• Ashley Slimak

Myths About Cannabis: Cannabis Today Is More Potent Than It Was In The Sixties and Seventies



It is a popular belief that cannabis today is stronger and more potent than cannabis back in the day. This theory has also lead to people believing that cannabis today is a dangerous threat to an individual’s health. Of course, over the years there have advancements in cannabis cultivation and the technology used with manufacturing, but this does not exactly mean that dangerous cannabis is being produced.


Sensi Seeds released an article regarding Berlin being a record holder for having some of the highest cannabis THC contents. “In 2010, a cannabis flower that was tested reached a peak value of 44%, making it the highest THC content in the world. Additional strains were tested in 2009 and 2011 that reached peaks of 37.9% and 39.7% THC. Godfather OG, which is said to be the 'strongest ever tested weed in the world' and is the High Times Cup Winner in the category 'Highest THC content,' was only allowed to measure a maximum potency up to 34%. Astoundingly, High Times Cannabis Cup winners in this category had never reached 30% potency until 2016.


Nick Jikomes, a Harvard Graduate and Author from Leafly stated that there is a limit on cannabis potency and that growers today have “reached the natural limits with the most potent THC-dominant and CBD-dominant strains." The limitation is caused by both THC and CBD being derived from the cannabinoid, Cannabigerol (CBGA).
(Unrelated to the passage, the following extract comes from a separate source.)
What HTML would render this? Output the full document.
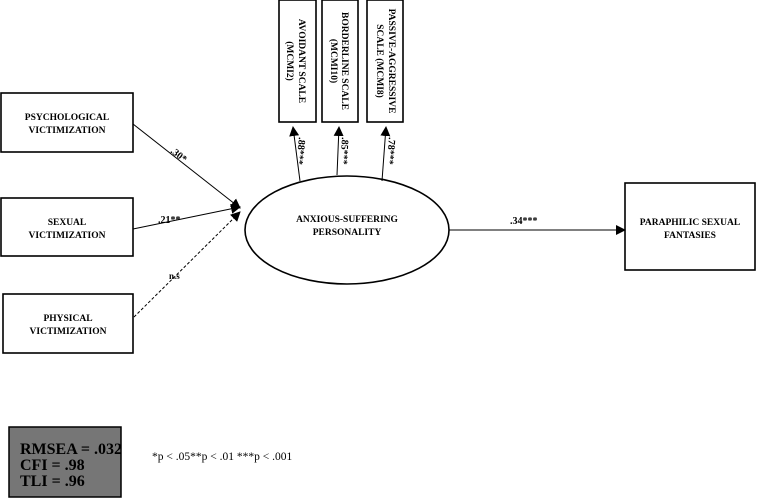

Jikomes continues to say that “the biological limits on THC production mean that ~35% total THC by dry weight is a rough upper limit for strains. On average, high-THC strains contain ~18-20% total THC, while the more potent strains will contain ~25-30% total THC. You should almost never see a strain with more than 35% total THC by dry weight.”


High Times Cup Winner, Godfather OG for the Highest THC Content.

The assumption that cannabis potency has increased over time appears to be based on deceptive government data from the early 1970s. Physician and pharmacology professor, Dr. John Morgan conducted a NORML report regarding the potency of cannabis. The report found that “samples of pot from the early ‘70s came from stale, low-potency Mexican “kilobricks” left in police lockers, whose potency had deteriorated to sub-smokable levels of less than 0.5%. These were compared to later samples of decent-quality domestic marijuana, making it appear that potency had skyrocketed.”


The government data actually found that cannabis potency “increased modestly by a factor of two or so during the seventies” and has remained persistent over time. In the ‘60s, popular strains such as Colombian Gold, Panama Red, and Acapulco Gold were available, which are just as strong as cannabis strains being cultivated today. However, this data was left out of the government statistics. The NORML report did state though that there was an increase in the average cannabis potency due to sinsemilla, which is the growth of marijuana without seeds. But overall, the variety of cannabis potency that is available today has not seen any changes over the years.


Although there are many beliefs and opinions on this topic, there is no current evidence to prove that increased cannabis potency causes harm- with the exception of individuals who are vulnerable or those who have a family history of conditions such as psychosis or schizophrenia. In actuality, cannabis users are inclined to adjust their dose based on the potency of the product. If there is a higher THC potency, this allows individuals to use smaller amounts of cannabis while still receiving relief. Additional benefits to this method also include cutting back on inhalation, which improves lung health and saving money in the meantime by using cannabis more sparingly.